The Road Trip part (capitalization intended here to denote something different than a regular trip by road), denotes the experience that comes from a journey with a desired destination, but not a pre-determined route and only a generalized timeline. A Road Trip is something that is more than just traveling from Point A to Point B, which is usually accomplished by taking the shortest route, the fastest route or a combination of the two; rather it is a journey. Movies like National Lampoon’s Vacation (and, European Vacation), Thelma and Louise, Harold & Kumar Go to White Castle, and (surprise!) Road Trip all capture this spirit to some effect. I suppose one might even find a more grim example of a Road Trip in the Lord of the Rings Trilogy or The Road.
“Road trips are fun when they are not planned point-to-point. As long as you have accommodation booked, that is enough. Its better not to have agendas; get as spontaneous and adventurous as you can. My friends and I went on a road trip to Goa last year. It was loads of fun as it was the first time we took off on our own without parents. To me, it was more than just a trip with friends. It showed that I could take care of myself and that I was now a grown-up, free to do what I wanted,” says Siddharth, who is doing his engineering.
Chance favours the prepared mind
“Road-tripping is a great way to bond with the people you are travelling with and I would strongly recommend it to people. It not only makes you appreciate yourself as an individual but is an amazing experience as you get to meet new people, know different cultures and sample different cuisines. I can never forget biking on sleet, riding though torrential rains, gobbling hot rotis at dhabas, the beautiful snow-capped mountains and guy talk with friends on the trip,” says Dheeraj, who recently went to Ladakh.
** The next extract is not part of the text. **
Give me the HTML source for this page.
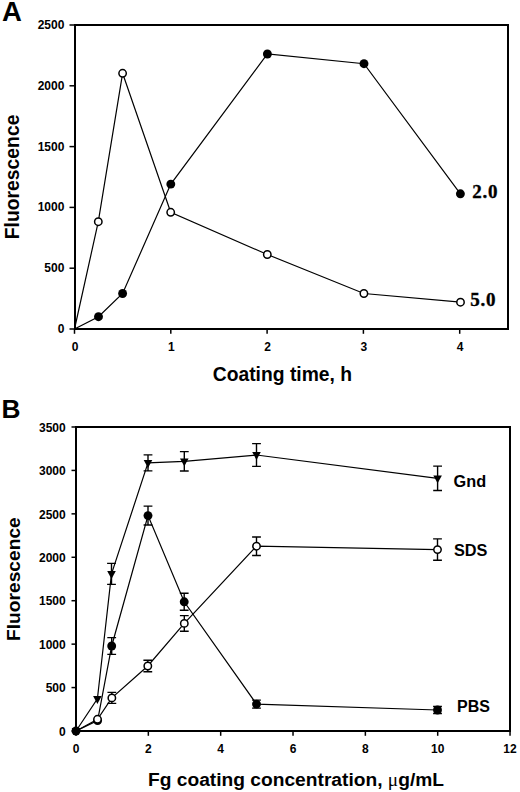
<!DOCTYPE html><html><head><meta charset="utf-8"><style>html,body{margin:0;padding:0;background:#fff;}svg{display:block}</style></head><body>
<svg width="520" height="792" viewBox="0 0 520 792">
<rect width="520" height="792" fill="#fff"/>
<text x="2.0" y="20.6" font-family='"Liberation Sans", sans-serif' font-size="27.5" font-weight="bold" text-anchor="start" >A</text>
<rect x="75" y="25" width="433" height="304" stroke="#000" stroke-width="2" fill="none"/>
<line x1="69.5" y1="329.00" x2="75" y2="329.00" stroke="#000" stroke-width="1.5"/>
<text x="64.4" y="333.0" font-family='"Liberation Sans", sans-serif' font-size="12" font-weight="bold" text-anchor="end" >0</text>
<line x1="69.5" y1="268.20" x2="75" y2="268.20" stroke="#000" stroke-width="1.5"/>
<text x="64.4" y="272.2" font-family='"Liberation Sans", sans-serif' font-size="12" font-weight="bold" text-anchor="end" >500</text>
<line x1="69.5" y1="207.40" x2="75" y2="207.40" stroke="#000" stroke-width="1.5"/>
<text x="64.4" y="211.4" font-family='"Liberation Sans", sans-serif' font-size="12" font-weight="bold" text-anchor="end" >1000</text>
<line x1="69.5" y1="146.60" x2="75" y2="146.60" stroke="#000" stroke-width="1.5"/>
<text x="64.4" y="150.6" font-family='"Liberation Sans", sans-serif' font-size="12" font-weight="bold" text-anchor="end" >1500</text>
<line x1="69.5" y1="85.80" x2="75" y2="85.80" stroke="#000" stroke-width="1.5"/>
<text x="64.4" y="89.80000000000001" font-family='"Liberation Sans", sans-serif' font-size="12" font-weight="bold" text-anchor="end" >2000</text>
<line x1="69.5" y1="25.00" x2="75" y2="25.00" stroke="#000" stroke-width="1.5"/>
<text x="64.4" y="29.0" font-family='"Liberation Sans", sans-serif' font-size="12" font-weight="bold" text-anchor="end" >2500</text>
<line x1="74.50" y1="329" x2="74.50" y2="333.8" stroke="#000" stroke-width="1.5"/>
<text x="75.0" y="350.6" font-family='"Liberation Sans", sans-serif' font-size="12" font-weight="bold" text-anchor="middle" >0</text>
<line x1="170.80" y1="329" x2="170.80" y2="333.8" stroke="#000" stroke-width="1.5"/>
<text x="171.3" y="350.6" font-family='"Liberation Sans", sans-serif' font-size="12" font-weight="bold" text-anchor="middle" >1</text>
<line x1="267.10" y1="329" x2="267.10" y2="333.8" stroke="#000" stroke-width="1.5"/>
<text x="267.6" y="350.6" font-family='"Liberation Sans", sans-serif' font-size="12" font-weight="bold" text-anchor="middle" >2</text>
<line x1="363.40" y1="329" x2="363.40" y2="333.8" stroke="#000" stroke-width="1.5"/>
<text x="363.9" y="350.6" font-family='"Liberation Sans", sans-serif' font-size="12" font-weight="bold" text-anchor="middle" >3</text>
<line x1="459.70" y1="329" x2="459.70" y2="333.8" stroke="#000" stroke-width="1.5"/>
<text x="460.2" y="350.6" font-family='"Liberation Sans", sans-serif' font-size="12" font-weight="bold" text-anchor="middle" >4</text>
<text x="282.4" y="381.3" font-family='"Liberation Sans", sans-serif' font-size="19.3" font-weight="bold" text-anchor="middle" >Coating time, h</text>
<text x="0" y="0" font-family='"Liberation Sans", sans-serif' font-size="19.35" font-weight="bold" text-anchor="middle" transform="translate(18.9 176.9) rotate(-90)">Fluorescence</text>
<polyline points="74.5,329 98.5,316.7 122.6,293.5 170.8,184.1 267.4,54 364,63.7 460.4,193.8" fill="none" stroke="#000" stroke-width="1.2" stroke-linejoin="miter"/>
<polyline points="74.5,329 98.3,221.7 122.6,73.3 170.7,212.3 267.3,254.5 363.9,293.5 460.5,302.2" fill="none" stroke="#000" stroke-width="1.2" stroke-linejoin="miter"/>
<circle cx="98.5" cy="316.7" r="4.45" fill="#000"/>
<circle cx="122.6" cy="293.5" r="4.45" fill="#000"/>
<circle cx="170.8" cy="184.1" r="4.45" fill="#000"/>
<circle cx="267.4" cy="54" r="4.45" fill="#000"/>
<circle cx="364" cy="63.7" r="4.45" fill="#000"/>
<circle cx="460.4" cy="193.8" r="4.45" fill="#000"/>
<circle cx="98.3" cy="221.7" r="3.7" fill="#fff" stroke="#000" stroke-width="1.5"/>
<circle cx="122.6" cy="73.3" r="3.7" fill="#fff" stroke="#000" stroke-width="1.5"/>
<circle cx="170.7" cy="212.3" r="3.7" fill="#fff" stroke="#000" stroke-width="1.5"/>
<circle cx="267.3" cy="254.5" r="3.7" fill="#fff" stroke="#000" stroke-width="1.5"/>
<circle cx="363.9" cy="293.5" r="3.7" fill="#fff" stroke="#000" stroke-width="1.5"/>
<circle cx="460.5" cy="302.2" r="3.7" fill="#fff" stroke="#000" stroke-width="1.5"/>
<text x="472.2" y="197.8" font-family='"Liberation Serif", serif' font-size="19" font-weight="bold" text-anchor="start" letter-spacing="0.8" stroke="#000" stroke-width="0.35">2.0</text>
<text x="470.2" y="305.6" font-family='"Liberation Serif", serif' font-size="19" font-weight="bold" text-anchor="start" letter-spacing="0.8" stroke="#000" stroke-width="0.35">5.0</text>
<text x="1.6" y="417.9" font-family='"Liberation Sans", sans-serif' font-size="26.3" font-weight="bold" text-anchor="start" >B</text>
<rect x="76" y="427" width="434" height="304" stroke="#000" stroke-width="2" fill="none"/>
<line x1="71.5" y1="731.00" x2="76" y2="731.00" stroke="#000" stroke-width="1.5"/>
<text x="65.7" y="735.7" font-family='"Liberation Sans", sans-serif' font-size="12" font-weight="bold" text-anchor="end" >0</text>
<line x1="71.5" y1="687.57" x2="76" y2="687.57" stroke="#000" stroke-width="1.5"/>
<text x="65.7" y="692.27" font-family='"Liberation Sans", sans-serif' font-size="12" font-weight="bold" text-anchor="end" >500</text>
<line x1="71.5" y1="644.14" x2="76" y2="644.14" stroke="#000" stroke-width="1.5"/>
<text x="65.7" y="648.84" font-family='"Liberation Sans", sans-serif' font-size="12" font-weight="bold" text-anchor="end" >1000</text>
<line x1="71.5" y1="600.71" x2="76" y2="600.71" stroke="#000" stroke-width="1.5"/>
<text x="65.7" y="605.4100000000001" font-family='"Liberation Sans", sans-serif' font-size="12" font-weight="bold" text-anchor="end" >1500</text>
<line x1="71.5" y1="557.28" x2="76" y2="557.28" stroke="#000" stroke-width="1.5"/>
<text x="65.7" y="561.98" font-family='"Liberation Sans", sans-serif' font-size="12" font-weight="bold" text-anchor="end" >2000</text>
<line x1="71.5" y1="513.85" x2="76" y2="513.85" stroke="#000" stroke-width="1.5"/>
<text x="65.7" y="518.5500000000001" font-family='"Liberation Sans", sans-serif' font-size="12" font-weight="bold" text-anchor="end" >2500</text>
<line x1="71.5" y1="470.42" x2="76" y2="470.42" stroke="#000" stroke-width="1.5"/>
<text x="65.7" y="475.11999999999995" font-family='"Liberation Sans", sans-serif' font-size="12" font-weight="bold" text-anchor="end" >3000</text>
<line x1="71.5" y1="426.99" x2="76" y2="426.99" stroke="#000" stroke-width="1.5"/>
<text x="65.7" y="431.68999999999994" font-family='"Liberation Sans", sans-serif' font-size="12" font-weight="bold" text-anchor="end" >3500</text>
<line x1="76.00" y1="731" x2="76.00" y2="735.8" stroke="#000" stroke-width="1.5"/>
<text x="76.0" y="752.8" font-family='"Liberation Sans", sans-serif' font-size="12" font-weight="bold" text-anchor="middle" >0</text>
<line x1="148.34" y1="731" x2="148.34" y2="735.8" stroke="#000" stroke-width="1.5"/>
<text x="148.34" y="752.8" font-family='"Liberation Sans", sans-serif' font-size="12" font-weight="bold" text-anchor="middle" >2</text>
<line x1="220.68" y1="731" x2="220.68" y2="735.8" stroke="#000" stroke-width="1.5"/>
<text x="220.68" y="752.8" font-family='"Liberation Sans", sans-serif' font-size="12" font-weight="bold" text-anchor="middle" >4</text>
<line x1="293.02" y1="731" x2="293.02" y2="735.8" stroke="#000" stroke-width="1.5"/>
<text x="293.02" y="752.8" font-family='"Liberation Sans", sans-serif' font-size="12" font-weight="bold" text-anchor="middle" >6</text>
<line x1="365.36" y1="731" x2="365.36" y2="735.8" stroke="#000" stroke-width="1.5"/>
<text x="365.36" y="752.8" font-family='"Liberation Sans", sans-serif' font-size="12" font-weight="bold" text-anchor="middle" >8</text>
<line x1="437.70" y1="731" x2="437.70" y2="735.8" stroke="#000" stroke-width="1.5"/>
<text x="437.70000000000005" y="752.8" font-family='"Liberation Sans", sans-serif' font-size="12" font-weight="bold" text-anchor="middle" >10</text>
<line x1="510.04" y1="731" x2="510.04" y2="735.8" stroke="#000" stroke-width="1.5"/>
<text x="510.04" y="752.8" font-family='"Liberation Sans", sans-serif' font-size="12" font-weight="bold" text-anchor="middle" >12</text>
<text x="148" y="785.8" font-family='"Liberation Sans", sans-serif' font-size="19.2" font-weight="bold">Fg coating concentration, <tspan font-family='"Liberation Serif", serif' font-weight="normal">μ</tspan>g/mL</text>
<text x="0" y="0" font-family='"Liberation Sans", sans-serif' font-size="19.2" font-weight="bold" text-anchor="middle" transform="translate(20.0 579.1) rotate(-90)">Fluorescence</text>
<polyline points="76,731 97.4,698.9 111.5,573.9 148.0,462.9 184.3,461.3 256.5,455 437.6,478.3" fill="none" stroke="#000" stroke-width="1.2" stroke-linejoin="miter"/>
<polyline points="76,731 97.6,720.6 111.7,646 148,515.6 184.2,601.8 256.5,704.1 437.5,710" fill="none" stroke="#000" stroke-width="1.2" stroke-linejoin="miter"/>
<polyline points="76,731 97.5,719.3 111.85,697.9 147.8,666 184.3,623.4 256.5,546.2 437.5,549.6" fill="none" stroke="#000" stroke-width="1.2" stroke-linejoin="miter"/>
<path d="M111.5 563.4V584.4M107.1 563.4H115.9M107.1 584.4H115.9" stroke="#000" stroke-width="1.4" fill="none"/>
<path d="M148.0 454.9V470.9M143.6 454.9H152.4M143.6 470.9H152.4" stroke="#000" stroke-width="1.4" fill="none"/>
<path d="M184.3 451.6V471.0M179.9 451.6H188.70000000000002M179.9 471.0H188.70000000000002" stroke="#000" stroke-width="1.4" fill="none"/>
<path d="M256.5 443.65V466.35M252.1 443.65H260.9M252.1 466.35H260.9" stroke="#000" stroke-width="1.4" fill="none"/>
<path d="M437.6 466.1V490.5M433.20000000000005 466.1H442.0M433.20000000000005 490.5H442.0" stroke="#000" stroke-width="1.4" fill="none"/>
<path d="M111.7 637.65V654.35M107.3 637.65H116.10000000000001M107.3 654.35H116.10000000000001" stroke="#000" stroke-width="1.4" fill="none"/>
<path d="M148 506.15000000000003V525.0500000000001M143.6 506.15000000000003H152.4M143.6 525.0500000000001H152.4" stroke="#000" stroke-width="1.4" fill="none"/>
<path d="M184.2 593.3V610.3M179.79999999999998 593.3H188.6M179.79999999999998 610.3H188.6" stroke="#000" stroke-width="1.4" fill="none"/>
<path d="M256.5 700.1V708.1M252.1 700.1H260.9M252.1 708.1H260.9" stroke="#000" stroke-width="1.4" fill="none"/>
<path d="M437.5 706.5V713.5M433.1 706.5H441.9M433.1 713.5H441.9" stroke="#000" stroke-width="1.4" fill="none"/>
<path d="M111.85 692.4V703.4M107.44999999999999 692.4H116.25M107.44999999999999 703.4H116.25" stroke="#000" stroke-width="1.4" fill="none"/>
<path d="M147.8 660.3V671.7M143.4 660.3H152.20000000000002M143.4 671.7H152.20000000000002" stroke="#000" stroke-width="1.4" fill="none"/>
<path d="M184.3 615.6V631.1999999999999M179.9 615.6H188.70000000000002M179.9 631.1999999999999H188.70000000000002" stroke="#000" stroke-width="1.4" fill="none"/>
<path d="M256.5 536.95V555.45M252.1 536.95H260.9M252.1 555.45H260.9" stroke="#000" stroke-width="1.4" fill="none"/>
<path d="M437.5 538.9V560.3000000000001M433.1 538.9H441.9M433.1 560.3000000000001H441.9" stroke="#000" stroke-width="1.4" fill="none"/>
<circle cx="76" cy="731" r="4.45" fill="#000"/>
<circle cx="97.6" cy="720.6" r="4.45" fill="#000"/>
<circle cx="111.7" cy="646" r="4.45" fill="#000"/>
<circle cx="148" cy="515.6" r="4.45" fill="#000"/>
<circle cx="184.2" cy="601.8" r="4.45" fill="#000"/>
<circle cx="256.5" cy="704.1" r="4.45" fill="#000"/>
<circle cx="437.5" cy="710" r="4.45" fill="#000"/>
<path d="M71.70 728.10H80.30L76 736.00Z" fill="#000"/>
<path d="M93.10 696.00H101.70L97.4 703.90Z" fill="#000"/>
<path d="M107.20 571.00H115.80L111.5 578.90Z" fill="#000"/>
<path d="M143.70 460.00H152.30L148.0 467.90Z" fill="#000"/>
<path d="M180.00 458.40H188.60L184.3 466.30Z" fill="#000"/>
<path d="M252.20 452.10H260.80L256.5 460.00Z" fill="#000"/>
<path d="M433.30 475.40H441.90L437.6 483.30Z" fill="#000"/>
<circle cx="97.5" cy="719.3" r="3.7" fill="#fff" stroke="#000" stroke-width="1.5"/>
<circle cx="111.85" cy="697.9" r="3.7" fill="#fff" stroke="#000" stroke-width="1.5"/>
<circle cx="147.8" cy="666" r="3.7" fill="#fff" stroke="#000" stroke-width="1.5"/>
<circle cx="184.3" cy="623.4" r="3.7" fill="#fff" stroke="#000" stroke-width="1.5"/>
<circle cx="256.5" cy="546.2" r="3.7" fill="#fff" stroke="#000" stroke-width="1.5"/>
<circle cx="437.5" cy="549.6" r="3.7" fill="#fff" stroke="#000" stroke-width="1.5"/>
<text x="453.6" y="486.5" font-family='"Liberation Sans", sans-serif' font-size="16.3" font-weight="bold" text-anchor="start" >Gnd</text>
<text x="454.0" y="555.6" font-family='"Liberation Sans", sans-serif' font-size="16.3" font-weight="bold" text-anchor="start" >SDS</text>
<text x="457.0" y="712.4" font-family='"Liberation Sans", sans-serif' font-size="16" font-weight="bold" text-anchor="start" >PBS</text>
</svg></body></html>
all is not hunky dory during these trips. You have to be way about accidents and mishaps. And, realise that freedom comes with responsibility. Says Arjun: “I had borrowed my friend’s bike for the trip, and though it looked good, it gave problems on the foothills of Kodaikanal and we couldn’t do the climb. Being a weekend, there were no mechanics. It helps to know your machine. A passion for road-tripping is not enough. You need to be equipped to take care of yourself also.”
Here, the story parallel is about being prepared. Know evaluation methods, know how to build and sustain relationships and to deal with conflict. A high tolerance for ambiguity and the flexibility to adapt is also important. Knowing a little about systems thinking and complexity doesn’t hurt either. Developmental evaluation is not healthy for those who need a high degree of predictability, are not flexible in their approach, and adhere to rigid timelines. Complex systems collapse under rigid boundary conditions and do evaluators working with such restrictions in developmental contexts.
So why do people do it? “Well, my memories of my favourite road trip were an injured leg, chocolates, beautiful photographs and a great sense of fulfilment,” recalls Arjun.
It is youngsters like these who have transformed road-tripping from just a hobby to an art.
After all, friendship and travel is a potent combination that you can’t say no to.